On 2005-05-25 14:28, John Skaller wrote:
...deleted
> I have some basic code now that does some benchmarking,
> mainly to check that my Felix optimisation work is going ahead:
> the whole thing including benchmarking and web are fairly simple,
> but I'm finding some extensions vital already: 
> 
> * I have to compare several Felix versions
> * I must be able to handle multiple test machines
> * I need to limit the testing time
> * I need to know how accurate the results are

the current shootout does the time limitiation bit on a per test basis. 
do you mean the same thing here, or do you mean on a global scale (ie 
run these tests on these languages in no more than x hours, adjusting 
all ''n'' to fit the time).


> My basic idea for generalisation is a 'test record',
> which reports the result of a single test, and contains
> identifying information like:
> 
> * datetime
> * test machine key
> * test key
> * test argument
> * result

do you mean result as in the current 3 metrics (time, memory-usage and 
loc) or result as in the result of a test?
is this text or binary records?


> and to have a huge list of these to which results
> from many sources can be aggregated over time. 
> 
> Auxilliary tables include a description of the
> test machines by key: processor, memory, cache size,
> speed, hostname, etc.
> 
> A test consists of a source key (which identifies 
> the code to execute), and a translator key,
> which idenfies the translator, a script
> to build the test, and a test to run it (which 
> accepts the argument).

ok with this, apart from the last item. what do you men with ''a test to 
run it''?
moreover, you might want to have the build depending upon the translator 
key and the test key (since the shootout has different build flags (and 
test flags) for different translators and tests.

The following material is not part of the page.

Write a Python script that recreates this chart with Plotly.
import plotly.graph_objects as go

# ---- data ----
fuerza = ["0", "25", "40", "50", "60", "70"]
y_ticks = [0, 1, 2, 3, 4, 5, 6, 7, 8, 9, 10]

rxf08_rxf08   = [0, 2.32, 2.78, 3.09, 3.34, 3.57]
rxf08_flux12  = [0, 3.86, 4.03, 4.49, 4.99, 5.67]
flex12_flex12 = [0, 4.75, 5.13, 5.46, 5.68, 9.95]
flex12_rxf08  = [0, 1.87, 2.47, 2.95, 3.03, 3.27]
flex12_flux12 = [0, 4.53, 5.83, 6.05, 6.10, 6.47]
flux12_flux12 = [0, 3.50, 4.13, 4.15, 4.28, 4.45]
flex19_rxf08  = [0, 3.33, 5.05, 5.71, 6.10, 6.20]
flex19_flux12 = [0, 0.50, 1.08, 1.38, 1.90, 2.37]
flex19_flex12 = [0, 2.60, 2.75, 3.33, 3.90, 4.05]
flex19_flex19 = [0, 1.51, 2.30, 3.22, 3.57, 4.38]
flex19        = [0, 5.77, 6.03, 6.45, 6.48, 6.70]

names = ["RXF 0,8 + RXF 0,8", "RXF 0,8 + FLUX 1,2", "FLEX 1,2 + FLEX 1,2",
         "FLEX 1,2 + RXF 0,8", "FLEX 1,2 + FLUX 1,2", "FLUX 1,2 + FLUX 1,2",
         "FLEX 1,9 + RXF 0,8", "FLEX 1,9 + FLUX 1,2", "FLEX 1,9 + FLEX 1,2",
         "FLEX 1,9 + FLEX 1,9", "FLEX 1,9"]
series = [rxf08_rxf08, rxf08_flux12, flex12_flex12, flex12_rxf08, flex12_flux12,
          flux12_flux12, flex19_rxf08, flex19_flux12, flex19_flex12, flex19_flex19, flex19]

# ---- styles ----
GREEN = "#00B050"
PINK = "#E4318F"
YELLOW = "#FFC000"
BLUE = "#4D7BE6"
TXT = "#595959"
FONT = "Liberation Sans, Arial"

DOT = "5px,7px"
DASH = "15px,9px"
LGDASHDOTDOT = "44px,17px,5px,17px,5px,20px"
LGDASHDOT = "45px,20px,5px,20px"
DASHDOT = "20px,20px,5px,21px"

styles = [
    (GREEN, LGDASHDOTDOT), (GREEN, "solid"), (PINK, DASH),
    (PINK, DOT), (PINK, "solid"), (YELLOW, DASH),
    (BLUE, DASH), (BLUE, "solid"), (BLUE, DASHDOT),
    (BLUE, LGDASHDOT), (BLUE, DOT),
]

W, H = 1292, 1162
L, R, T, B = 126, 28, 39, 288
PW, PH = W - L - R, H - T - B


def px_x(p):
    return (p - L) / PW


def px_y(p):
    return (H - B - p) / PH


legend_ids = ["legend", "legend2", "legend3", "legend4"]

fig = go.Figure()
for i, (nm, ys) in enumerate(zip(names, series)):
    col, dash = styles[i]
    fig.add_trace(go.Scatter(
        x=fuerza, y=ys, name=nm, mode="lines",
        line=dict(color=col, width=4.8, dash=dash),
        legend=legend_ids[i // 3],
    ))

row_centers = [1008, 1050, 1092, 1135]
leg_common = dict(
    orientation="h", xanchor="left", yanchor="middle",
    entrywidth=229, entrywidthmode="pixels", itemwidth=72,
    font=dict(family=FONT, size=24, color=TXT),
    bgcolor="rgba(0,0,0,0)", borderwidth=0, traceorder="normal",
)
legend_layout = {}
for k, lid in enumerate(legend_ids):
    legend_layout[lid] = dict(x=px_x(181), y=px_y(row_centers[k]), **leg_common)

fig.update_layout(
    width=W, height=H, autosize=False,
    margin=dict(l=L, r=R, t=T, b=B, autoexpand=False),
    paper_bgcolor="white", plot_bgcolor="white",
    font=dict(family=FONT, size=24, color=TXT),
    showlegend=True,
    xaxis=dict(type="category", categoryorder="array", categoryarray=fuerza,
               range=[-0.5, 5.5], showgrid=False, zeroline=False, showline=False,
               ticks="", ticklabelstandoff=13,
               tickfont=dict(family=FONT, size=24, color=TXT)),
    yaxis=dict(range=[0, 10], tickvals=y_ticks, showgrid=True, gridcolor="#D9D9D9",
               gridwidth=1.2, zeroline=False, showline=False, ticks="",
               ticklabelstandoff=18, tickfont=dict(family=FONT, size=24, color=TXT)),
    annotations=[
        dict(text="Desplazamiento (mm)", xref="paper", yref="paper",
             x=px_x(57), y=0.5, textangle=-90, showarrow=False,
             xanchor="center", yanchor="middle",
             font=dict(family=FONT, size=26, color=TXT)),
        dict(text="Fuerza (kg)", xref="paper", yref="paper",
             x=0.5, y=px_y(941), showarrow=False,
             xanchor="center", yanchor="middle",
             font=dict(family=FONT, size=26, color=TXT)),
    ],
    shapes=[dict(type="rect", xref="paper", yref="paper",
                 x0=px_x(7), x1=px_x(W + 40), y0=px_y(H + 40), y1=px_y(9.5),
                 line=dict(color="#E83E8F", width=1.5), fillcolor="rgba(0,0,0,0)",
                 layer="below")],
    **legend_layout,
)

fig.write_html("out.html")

> With this 'database-like' kind of design, there are
> three jobs -- running benchmarks, analysing the
> results, and displaying them.

...deleted

> I also need multiple architecture results. One immediate
> reason is: ackermann's function with Felix is now:
> 
> * the same speed as Ocamlopt and gccopt on AMD64
> * FASTER than gccopt on x86
> 
> Anyhow, I wonder if refactoring the Shootout into
> 3 separate processes as indicated above, with
> documented data structures interconnecting them,
> would make sense. In particular, to run the tests
> and get a single 'set' of output, which is mergable
> with other sets and can be fed into a statistical
> analyser to generate data for the web site, or
> other display mechanism.

sounds ok to me. i think it ought to be very simple to get the latest 
results of all languages and all tests from the system since i suppose 
that is the number one usage of this data.


one thing i consider important is to have a per language based 
configuration. i would appreciate if i could add flags for a new 
language without editing a file with lots of other language flags in it.



bengt